Question of responsibility – no care taken
A 1980 Department of Health letter, in outlining ADEC’s actions, states that the question as to who should take responsibility for the predicament of the children suffering from the effects of stilboestrol is a vexed one (Correspondence: Department of Health, Canberra ACT 11/3/1980). The same letter hastens to add that DES was introduced onto the Australian market at a time when the Government had no controls over the safety and efficacy of this imported substance and consequently could not be held responsible.

However, the DES exposure problem has been left in the hands of the ADEC and the Australian Drug Reactions Advisory Committee (ADRAC)
-without a specific DES cancer registry being established to help estimate numbers affected
- without consistent communication with US experts in DES research
- without effective advice to the Minister that would result in an ongoing educational campaign about DES
- with repeated requests, all in vain, to the Royal Australian and New Zealand College of Obstetricians and Gynaecologists to report known DES cancer cases.

In 2003, upon review of the DES Update website of the US Centers for Disease Control, the differing cervical and breast screening advice for DES exposed women was termed by the ADRAC as an “impediment” to an intended Adverse Drug Reactions Bulletin item about DES. The ADRAC made recommendation that guidelines for DES exposure be finalised in consultation with the Population Health Division and that an Adverse Drug Reactions Bulletin item be published to publicise the guidelines. Despite this recommendation and without consultation with the Division, in June 2004 the TGA issued a Bulletin item about DES, followed by a media release. The TGA nationally publicised advice that DES daughters should have routine Pap smears, a procedure that is not adequate in detecting DES related cancer. This advice was contrary to both information on Australian government health websites and the best medical international protocol of lifelong annual “DES examinations” that is required by DES daughters. Incongruously, in November 2003 the TGA lodged a submission consistent with the annual DES examination protocol to the National Health and Medical Research Council’s review of Guidelines for the Management of Asymptomatic Women with Screen Detected Abnormalities.

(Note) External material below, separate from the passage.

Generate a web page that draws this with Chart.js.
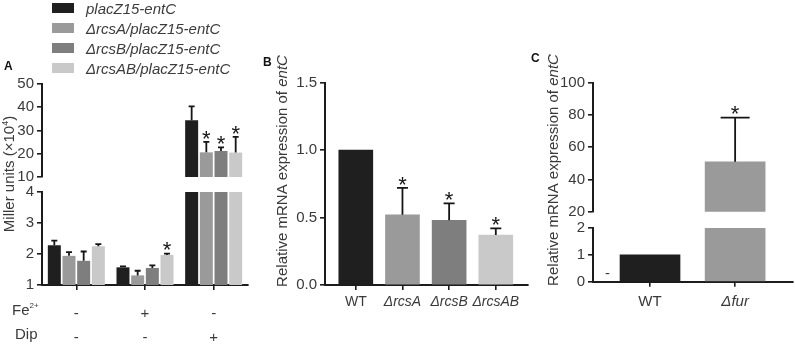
<!DOCTYPE html>
<html><head><meta charset="utf-8">
<script src="https://cdn.jsdelivr.net/npm/chart.js@4.4.1/dist/chart.umd.min.js"></script>
<style>
html,body{margin:0;padding:0;background:#fff;}
#wrap{position:relative;width:795px;height:344px;overflow:hidden;background:#fff;}
#wrap canvas{position:absolute;left:0;top:0;}
</style></head><body>
<div id="wrap">
<canvas id="aTop" width="795" height="344"></canvas>
<canvas id="aBot" width="795" height="344"></canvas>
<canvas id="bChart" width="795" height="344"></canvas>
<canvas id="cTop" width="795" height="344"></canvas>
<canvas id="cBot" width="795" height="344"></canvas>
</div>
<script>
// ---------- DATA ----------
// Panel A (Miller units x10^4)
const aFeRow  = ['-', '+', '-'];
const aDipRow = ['-', '-', '+'];
const aSeriesNames = ['placZ15-entC', '\u0394rcsA/placZ15-entC', '\u0394rcsB/placZ15-entC', '\u0394rcsAB/placZ15-entC'];
const aWT      = [2.28, 1.57, 34.4];
const aRcsA    = [1.94, 1.31, 20.6];
const aRcsB    = [1.78, 1.55, 21.2];
const aRcsAB   = [2.25, 1.97, 20.5];
const aErrWT   = [0.15, 0.03, 6.0];
const aErrRcsA = [0.12, 0.15, 4.5];
const aErrRcsB = [0.30, 0.08, 1.5];
const aErrRcsAB= [0.07, 0.04, 6.8];
const aStarWT  = [false, false, false];
const aStarA   = [false, false, true];
const aStarB   = [false, false, true];
const aStarAB  = [false, true, true];
const aTopTicks = [10, 20, 30, 40, 50];
const aBotTicks = [1, 2, 3, 4];

// Panel B (relative mRNA expression of entC)
const bCats  = ['WT', '\u0394rcsA', '\u0394rcsB', '\u0394rcsAB'];
const bVals  = [1.0, 0.52, 0.48, 0.37];
const bErrs  = [0, 0.20, 0.125, 0.05];
const bStars = [false, true, true, true];
const bTicks = [0, 0.5, 1.0, 1.5];

// Panel C
const cCats  = ['WT', '\u0394fur'];
const cVals  = [1.0, 51];
const cErrs  = [0, 27.3];
const cStars = [false, true];
const cTopTicks = [20, 40, 60, 80, 100];
const cBotTicks = [0, 1, 2];

// ---------- STYLE ----------
const FONT = '"Liberation Sans", Arial, Helvetica, sans-serif';
const AX = '#1c1c1c';
const TXT = '#3a3a3a';
const aColors = ['#1f1f1f', '#9a9a9a', '#7e7e7e', '#c9c9c9'];
const bColors = ['#1f1f1f', '#9a9a9a', '#7e7e7e', '#c9c9c9'];
const cColors = ['#1f1f1f', '#9a9a9a'];
Chart.defaults.font.family = FONT;
Chart.defaults.color = TXT;
const W = 795, H = 344;

function pad(L, T, R, B, yW, xH) {
  return {left: L - yW, top: T, right: W - R, bottom: H - B - xH};
}
function yAxis(min, max, ticks, yW, fmt) {
  return {
    type: 'linear', min, max, beginAtZero: false,
    afterBuildTicks: s => { s.ticks = ticks.map(v => ({value: v})); },
    afterFit: s => { s.width = yW; },
    grid: {drawOnChartArea: false, drawTicks: true, tickLength: 5, color: AX, lineWidth: 1.6},
    border: {display: true, color: AX, width: 2},
    ticks: {color: TXT, font: {size: 15}, padding: 3, autoSkip: false,
            callback: v => fmt ? fmt(v) : String(v)}
  };
}
function errPlugin(id, errs, stars, capW) {
  return {id, afterDatasetsDraw(chart) {
    const ctx = chart.ctx, ys = chart.scales.y;
    ctx.save();
    chart.data.datasets.forEach((ds, di) => {
      const meta = chart.getDatasetMeta(di);
      meta.data.forEach((el, j) => {
        const raw = ds.data[j];
        const v = (raw !== null && typeof raw === 'object') ? raw.y : raw;
        const e = errs[di][j];
        const top = v + e;
        if (v < ys.min || top > ys.max) return;
        const x = el.x, y0 = ys.getPixelForValue(v), y1 = ys.getPixelForValue(top);
        ctx.strokeStyle = '#151515';
        ctx.lineWidth = 1.8;
        if (e > 0) {
          ctx.beginPath();
          ctx.moveTo(x, y0); ctx.lineTo(x, y1);
          ctx.moveTo(x - capW / 2, y1); ctx.lineTo(x + capW / 2, y1);
          ctx.stroke();
        }
        if (stars[di][j]) {
          ctx.fillStyle = '#151515';
          ctx.font = '22px ' + FONT;
          ctx.textAlign = 'center';
          ctx.textBaseline = 'alphabetic';
          ctx.fillText('*', x, y1 - 9 + 12.8);
        }
      });
    });
    ctx.restore();
  }};
}
function drawParts(ctx, parts, x, y, rot, align) {
  ctx.save();
  ctx.translate(x, y);
  if (rot) ctx.rotate(rot);
  ctx.textBaseline = 'alphabetic';
  ctx.textAlign = 'left';
  let w = 0;
  parts.forEach(p => { ctx.font = p.f; w += ctx.measureText(p.t).width; });
  let cur = align === 'center' ? -w / 2 : 0;
  parts.forEach(p => {
    ctx.font = p.f;
    ctx.fillStyle = p.c || TXT;
    ctx.fillText(p.t, cur, p.dy || 0);
    cur += ctx.measureText(p.t).width;
  });
  ctx.restore();
}
const F15 = '15px ' + FONT, F15I = 'italic 15px ' + FONT, FB = 'bold 12px ' + FONT;
const common = {responsive: false, animation: false, events: [], devicePixelRatio: 1};

// ---------- PANEL A ----------
const aVals = [aWT, aRcsA, aRcsB, aRcsAB];
const aErrs = [aErrWT, aErrRcsA, aErrRcsB, aErrRcsAB];
const aStars = [aStarWT, aStarA, aStarB, aStarAB];
const aLabels = aFeRow.map((f, i) => [f, aDipRow[i]]);
function aDatasets() {
  return aSeriesNames.map((n, i) => ({label: n, data: aVals[i], backgroundColor: aColors[i],
    borderWidth: 0, categoryPercentage: 0.855, barPercentage: 0.885}));
}
function aX(show) {
  return {type: 'category', display: show, offset: true,
    afterFit: s => { s.height = show ? 59 : 0; },
    grid: {offset: false, drawOnChartArea: false, drawTicks: true, tickLength: 5, color: AX, lineWidth: 1.6},
    border: {display: true, color: AX, width: 2},
    ticks: {color: TXT, font: {size: 15, lineHeight: '24px'}, padding: 12, maxRotation: 0, autoSkip: false}};
}
new Chart(document.getElementById('aTop'), {
  type: 'bar', data: {labels: aLabels, datasets: aDatasets()},
  options: Object.assign({}, common, {
    layout: {autoPadding: false, padding: pad(42, 84, 248, 177, 42, 0)},
    scales: {x: aX(false), y: yAxis(10, 50, aTopTicks, 42)},
    plugins: {legend: {display: false}, tooltip: {enabled: false}}
  }),
  plugins: [errPlugin('errATop', aErrs, aStars, 6)]
});
new Chart(document.getElementById('aBot'), {
  type: 'bar', data: {labels: aLabels, datasets: aDatasets()},
  options: Object.assign({}, common, {
    layout: {autoPadding: false, padding: pad(42, 192, 248, 285, 42, 59)},
    scales: {x: aX(true), y: yAxis(1, 4, aBotTicks, 42)},
    plugins: {legend: {display: false}, tooltip: {enabled: false}}
  }),
  plugins: [errPlugin('errABot', aErrs, aStars, 6), {id: 'decoA', afterDraw(chart) {
    const ctx = chart.ctx;
    // legend from datasets
    chart.data.datasets.forEach((ds, i) => {
      const cy = 8 + i * 20;
      ctx.fillStyle = ds.backgroundColor;
      ctx.fillRect(52, cy - 5, 22, 10);
      drawParts(ctx, [{t: ds.label, f: F15I, c: '#3c3c3c'}], 86, cy + 5.5, 0, 'left');
    });
    drawParts(ctx, [{t: 'A', f: FB, c: '#111'}], 4, 70, 0, 'left');
    drawParts(ctx, [{t: 'Miller units (\u00d710', f: F15}, {t: '4', f: '9px ' + FONT, dy: -6}, {t: ')', f: F15}],
      14, 174, -Math.PI / 2, 'center');
    drawParts(ctx, [{t: 'Fe', f: F15}, {t: '2+', f: '8px ' + FONT, dy: -7}], 12, 315, 0, 'left');
    drawParts(ctx, [{t: 'Dip', f: F15}], 15, 339, 0, 'left');
  }}]
});

// ---------- PANEL B ----------
new Chart(document.getElementById('bChart'), {
  type: 'bar',
  data: {datasets: [{label: 'B', data: bVals.map((v, i) => ({x: i, y: v})), backgroundColor: bColors,
    borderWidth: 0, barThickness: 34}]},
  options: Object.assign({}, common, {
    layout: {autoPadding: false, padding: pad(325, 82.7, 528, 285, 40, 59)},
    scales: {
      x: {type: 'linear', min: -0.66, max: 3.69, offset: false,
        afterBuildTicks: s => { s.ticks = bCats.map((c, i) => ({value: i})); },
        afterFit: s => { s.height = 59; },
        grid: {offset: false, drawOnChartArea: false, drawTicks: true, tickLength: 5, color: AX, lineWidth: 1.6},
        border: {display: true, color: AX, width: 2},
        ticks: {color: TXT, padding: 4, maxRotation: 0, autoSkip: false,
          font: c => ({size: 14, style: (c.tick && c.tick.value === 0) ? 'normal' : 'italic'}),
          callback: v => bCats[v]}},
      y: yAxis(0, 1.5, bTicks, 40, v => v.toFixed(1))
    },
    plugins: {legend: {display: false}, tooltip: {enabled: false}}
  }),
  plugins: [errPlugin('errB', [bErrs], [bStars], 11), {id: 'decoB', afterDraw(chart) {
    const ctx = chart.ctx;
    drawParts(ctx, [{t: 'B', f: FB, c: '#111'}], 263, 66, 0, 'left');
    drawParts(ctx, [{t: 'Relative mRNA expression of ', f: F15}, {t: 'entC', f: F15I}],
      287, 171, -Math.PI / 2, 'center');
  }}]
});

// ---------- PANEL C ----------
function cData() {
  return [{label: 'C', data: cVals.map((v, i) => ({x: i, y: v})), backgroundColor: cColors,
    borderWidth: 0, barThickness: 60}];
}
function cX(show) {
  return {type: 'linear', display: show, min: -0.67, max: 1.68, offset: false,
    afterBuildTicks: s => { s.ticks = cCats.map((c, i) => ({value: i})); },
    afterFit: s => { s.height = show ? 62.3 : 0; },
    grid: {offset: false, drawOnChartArea: false, drawTicks: true, tickLength: 5, color: AX, lineWidth: 1.6},
    border: {display: true, color: AX, width: 2},
    ticks: {color: TXT, padding: 6, maxRotation: 0, autoSkip: false,
      font: c => ({size: 15, style: (c.tick && c.tick.value === 0) ? 'normal' : 'italic'}),
      callback: v => cCats[v]}};
}
new Chart(document.getElementById('cTop'), {
  type: 'bar', data: {datasets: cData()},
  options: Object.assign({}, common, {
    layout: {autoPadding: false, padding: pad(593, 82.7, 793, 211.7, 50, 0)},
    scales: {x: cX(false), y: yAxis(20, 100, cTopTicks, 50)},
    plugins: {legend: {display: false}, tooltip: {enabled: false}}
  }),
  plugins: [errPlugin('errCTop', [cErrs], [cStars], 29)]
});
new Chart(document.getElementById('cBot'), {
  type: 'bar', data: {datasets: cData()},
  options: Object.assign({}, common, {
    layout: {autoPadding: false, padding: pad(593, 228, 793, 281.7, 50, 62.3)},
    scales: {x: cX(true), y: yAxis(0, 2, cBotTicks, 50)},
    plugins: {legend: {display: false}, tooltip: {enabled: false}}
  }),
  plugins: [errPlugin('errCBot', [cErrs], [cStars], 29), {id: 'decoC', afterDraw(chart) {
    const ctx = chart.ctx;
    drawParts(ctx, [{t: 'C', f: FB, c: '#111'}], 531, 62, 0, 'left');
    drawParts(ctx, [{t: 'Relative mRNA expression of ', f: F15}, {t: 'entC', f: F15I}],
      558, 170, -Math.PI / 2, 'center');
    drawParts(ctx, [{t: '-', f: F15}], 605, 278, 0, 'left');
  }}]
});
</script>
</body></html>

Meanwhile, the Australian public has been delivered information denying them life saving preventive DES health care, information that went unopposed by other medical bodies. There have been many successful DES injury legal claims against pharmaceutical companies and now DES injury legal claims could be instigated against the Government.

In evaluating the care taken for DES exposed people, it should be noted that the TGA has been entirely funded by fees from drug companies since the mid 1990s. The lack of care and efficiency in DES exposure matters by government officials and the relevant medical bodies when reasonable care and efficiency is expected is as vexing as that government official of 1980 posing the question of who should take responsibility in an issue concerning legatees of a man made medical tragedy. The matter of pecuniary interests by government and medical bodies with the pharmaceutical industry can not be ignored.

If there’s a will there’s a way
In a recent Liberal Party Address Speech, the Minister for Health and Ageing questioned how realistic it is to maintain neat distinctions in the government system tiers, when voters don’t care who solves their problems – they just want them solved. The Minister then asks, “And once the Commonwealth Government is engaged in any particular responsibility, how can it avoid the demand to provide leadership?” (Abbott. Speaking Notes for Young Liberal Address 22/1/05: Conservatives need not be sentimental about the States). In seeking solutions to the lack of care and efficiency, the group DES Action Australia-NSW has already exhausted the tiers of government and medical bodies and has asked for the Minister’s leadership in DES matters, but to no avail. It would seem the unfair task in reaching solutions for DES exposed Australians is in first addressing government avoidance of responsibility before addressing any avoidance of leadership demands. Once “engaged”, the Minister can contemplate breaking through those neat distinctions in system tiers. DES exposed Australians just want their problems solved.